How this skill works

The skill analyzes the communication purpose (e.g., change announcement, leadership message, policy update) and recommends structure, tone, and channels. It produces message drafts, short FAQs, talking points, and a simple rollout plan with audience mapping and timing. For sensitive scenarios it prioritizes empathy, clear next steps, and resource links.

When to use it

  • Company-wide announcements or product/strategy updates
  • Organizational changes: restructuring, role changes, acquisitions, layoffs
  • Leadership messages, CEO or executive communications
  • Town halls, all-hands scripts, and Q&A preparation
  • Policy changes, compliance updates, and role-impacting guidance
  • Crisis situations needing fast, factual internal updates

Best practices

  • Lead with the "why" before the details to provide context and reduce confusion
  • Use plain language; avoid jargon and unnecessary acronyms
  • Be direct on difficult news and include clear next steps or available resources
  • Tailor messages by audience and channel rather than one-size-fits-all
  • Test drafts with a small, diverse group and prepare an FAQ and follow-up cadence

Example use cases

  • Draft a CEO note announcing a strategic reorganization with empathetic framing and role-impact guidance
  • Create a town-hall agenda, talking points, and moderator prompts for a leadership Q&A
  • Prepare an internal crisis update that lists verified facts, immediate actions, and when the next update will occur
  • Develop a staged communication plan for policy changes, mapping audiences, channels, timing, and escalation paths
  • Write employee engagement content that connects an initiative to company values and desired behaviors

FAQ

How do I decide which channel to use for a message?

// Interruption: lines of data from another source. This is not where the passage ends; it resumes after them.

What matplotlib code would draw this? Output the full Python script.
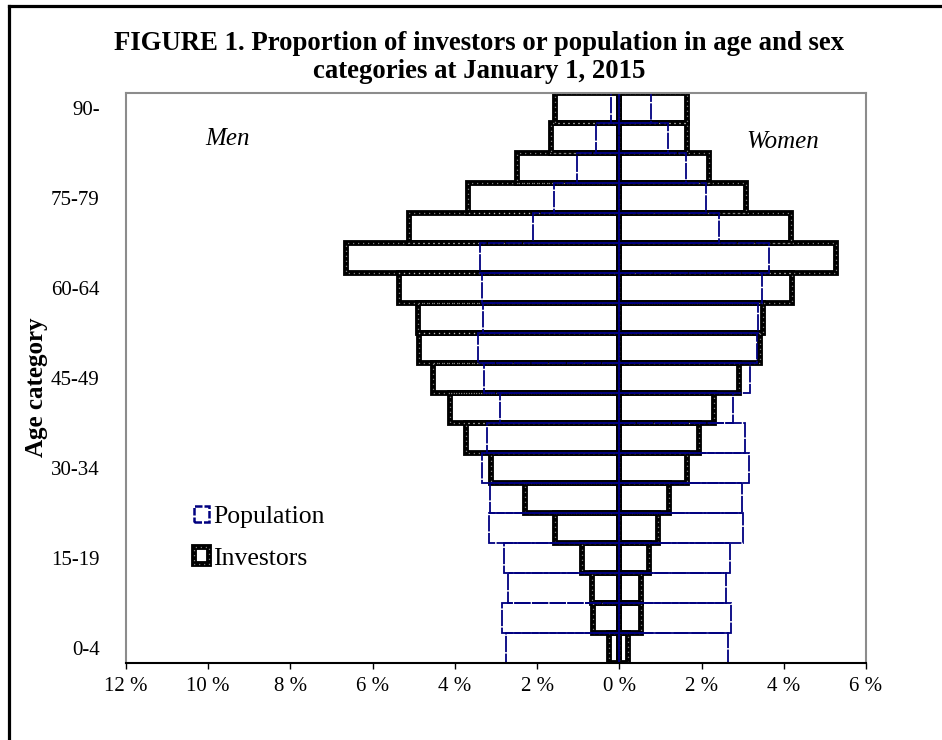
import matplotlib
matplotlib.use("Agg")
import matplotlib.pyplot as plt
from matplotlib.patches import Patch
from matplotlib.lines import Line2D
from matplotlib.legend_handler import HandlerTuple
import numpy as np

plt.rcParams["font.family"] = ["Liberation Serif", "DejaVu Serif"]

# age categories, bottom to top
ages = ["0-4", "5-9", "10-14", "15-19", "20-24", "25-29", "30-34", "35-39",
        "40-44", "45-49", "50-54", "55-59", "60-64", "65-69", "70-74",
        "75-79", "80-84", "85-89", "90-"]
# percentages
men_pop = [2.76, 2.85, 2.72, 2.81, 3.16, 3.15, 3.35, 3.21, 2.90, 3.29,
           3.43, 3.32, 3.35, 3.39, 2.09, 1.59, 1.04, 0.57, 0.21]
men_inv = [0.24, 0.63, 0.67, 0.92, 1.56, 2.29, 3.13, 3.74, 4.12, 4.54,
           4.87, 4.89, 5.35, 6.66, 5.11, 3.67, 2.48, 1.65, 1.56]
women_pop = [2.65, 2.72, 2.60, 2.69, 3.02, 2.98, 3.16, 3.06, 2.76, 3.18,
             3.34, 3.37, 3.48, 3.64, 2.43, 2.11, 1.61, 1.19, 0.76]
women_inv = [0.20, 0.53, 0.53, 0.71, 0.95, 1.22, 1.65, 1.95, 2.31, 2.91,
             3.41, 3.50, 4.21, 5.27, 4.18, 3.08, 2.19, 1.65, 1.65]
xtick_vals = [-12, -10, -8, -6, -4, -2, 0, 2, 4, 6]

NAVY = "#000080"
W, H = 942, 740
fig = plt.figure(figsize=(W / 100, H / 100), dpi=100)
ax = fig.add_axes([126 / W, 1 - 663 / H, 740 / W, 570 / H])

y = np.arange(len(ages))
INV_LW = 4.2
DOTS = (0, (0.5, 3.5))


def inv_bars(vals):
    # thick black outline with small white dots, like the Excel pattern line
    ax.barh(y, vals, height=1.0, fill=False, edgecolor="black", linewidth=INV_LW)
    ax.barh(y, vals, height=1.0, fill=False, edgecolor="white", linewidth=0.9,
            linestyle=DOTS)


def pop_bars(vals):
    ax.barh(y, vals, height=1.0, fill=False, edgecolor=NAVY, linewidth=1.3,
            linestyle=(0, (9, 0.8)))


inv_bars(-np.array(men_inv)); inv_bars(women_inv)
pop_bars(-np.array(men_pop)); pop_bars(women_pop)

ax.set_xlim(-12, 6); ax.set_ylim(-0.5, len(ages) - 0.5)
ax.set_xticks(xtick_vals)
ax.set_xticklabels([f"{abs(v)} %" for v in xtick_vals], fontsize=15)
ax.set_yticks(y[::3]); ax.set_yticklabels(ages[::3], fontsize=15)
ax.tick_params(axis="y", length=0, pad=19)
ax.tick_params(axis="x", length=4, width=1, direction="out", pad=6)
for s in ("left", "top", "right"):
    ax.spines[s].set_color("#8c8c8c"); ax.spines[s].set_linewidth(1.5)
ax.spines["bottom"].set_color("black"); ax.spines["bottom"].set_linewidth(1.5)

fig.text(228 / W, 1 - 139 / H, "Men", style="italic", fontsize=18, ha="center", va="center")
fig.text(783 / W, 1 - 142 / H, "Women", style="italic", fontsize=18, ha="center", va="center")
fig.text(37 / W, 1 - 387 / H, "Age category", rotation=90, fontsize=18,
         fontweight="bold", ha="center", va="center")
fig.text(479 / W, 1 - 50 / H,
         "FIGURE 1. Proportion of investors or population in age and sex",
         fontsize=19.3, fontweight="bold", ha="center", va="baseline")
fig.text(479 / W, 1 - 78 / H, "categories at January 1, 2015",
         fontsize=19.3, fontweight="bold", ha="center", va="baseline")

h_pop = Patch(facecolor="white", edgecolor=NAVY, linewidth=1.8, linestyle=(0, (3, 0.8)))
h_inv = (Patch(facecolor="white", edgecolor="black", linewidth=INV_LW),
         Patch(fill=False, edgecolor="white", linewidth=0.9, linestyle=DOTS))
ax.legend([h_pop, h_inv], ["Population", "Investors"], loc="upper left",
          bbox_to_anchor=(194 / W, 1 - 506 / H), bbox_transform=fig.transFigure,
          frameon=False, fontsize=18.5, handlelength=0.6, handleheight=0.6,
          handletextpad=0.15, labelspacing=0.75, borderpad=0, borderaxespad=0,
          handler_map={tuple: HandlerTuple(ndivide=1)})

# outer frame of the figure (only left and top edges are visible)
fig.add_artist(Line2D([8.5 / W, 8.5 / W], [0, 1 - 5.5 / H], color="black", lw=2.3))
fig.add_artist(Line2D([8.5 / W, 1], [1 - 5.5 / H, 1 - 5.5 / H], color="black", lw=2.3))

fig.savefig("out.png", dpi=100)
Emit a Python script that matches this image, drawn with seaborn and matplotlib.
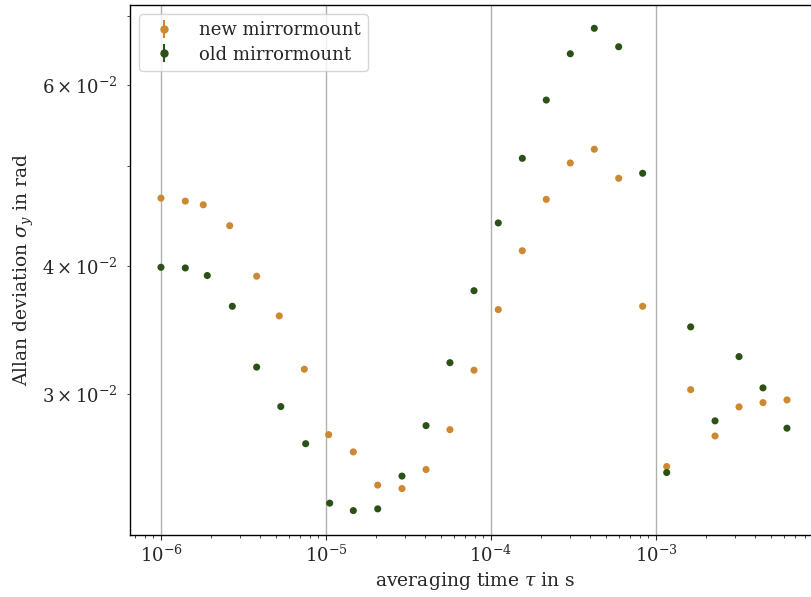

Map the audience and message sensitivity: use email or intranet for documented announcements, live town halls for complex or sensitive topics, and manager cascades for role-specific impact.

What tone should leaders use during difficult changes?

Use an authentic, empathetic tone: acknowledge impacts, explain the rationale, provide concrete next steps, and offer support resources.

How soon should we communicate during a change?

Communicate as early as possible with available facts, commit to a timeline for updates, and avoid long information gaps that fuel rumors.